Check if two line segments are colliding (only check if they are intersecting, not where) [closed]

Question

I need a fast algorithm for checking if two non-infinite lines are crossing. Have to be fast because it'll run on a cell phone a lot.

The algorithm do only have to return yes or no, it does not have to find out exactly where the lines cross!

I have looked here: How do you detect where two line segments intersect?
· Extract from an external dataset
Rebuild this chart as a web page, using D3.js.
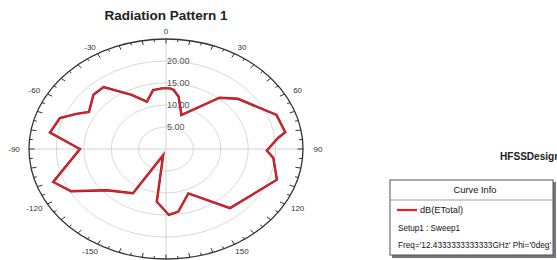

But that thread is a jungle, people keep saying that "this is the answer" but then two other guys say that it is incorrect because of this-and-that bug.

Please help me find a good and working algorithm for this.

Just to be clear: I need a function that you give...
lineApointAx
lineApointAy
lineApointBx
lineApointBy
lineBpointAx
lineBpointAy
lineBpointBx
lineBpointBy
...and that returns true or false depending on if the two lines cross or not.

I would appreciate if you answered with (pseudo-)code, not formulas.

Answer 1

It is necessary and sufficient that the two ends of one segment are on different sides of the other segment, and vise-versa. To determine which side a point is on, just take a cross-product and see whether it's positive or negative:

(B_x - A_x)(P_y - B_y) - (B_y - A_y)(P_x - B_x)

EDIT:
To spell it out: suppose you're looking at two line segments, [AB] and [CD]. The segments intersect if and only if ((A and B are of different sides of [CD]) and (C and D are on different sides of [AB])).

To see whether two points, P and Q, are on different sides of a line segment [EF], compute two cross products, one for P and one for Q:

(F_x - E_x)(P_y - F_y) - (F_y - E_y)(P_x - F_x)

(F_x - E_x)(Q_y - F_y) - (F_y - E_y)(Q_x - F_x)

If the results have the same sign (both positive or both negative) then forget it, the points are on the same side, the segments do not intersect. If one is positive and the other negative, then the points are on opposite sides.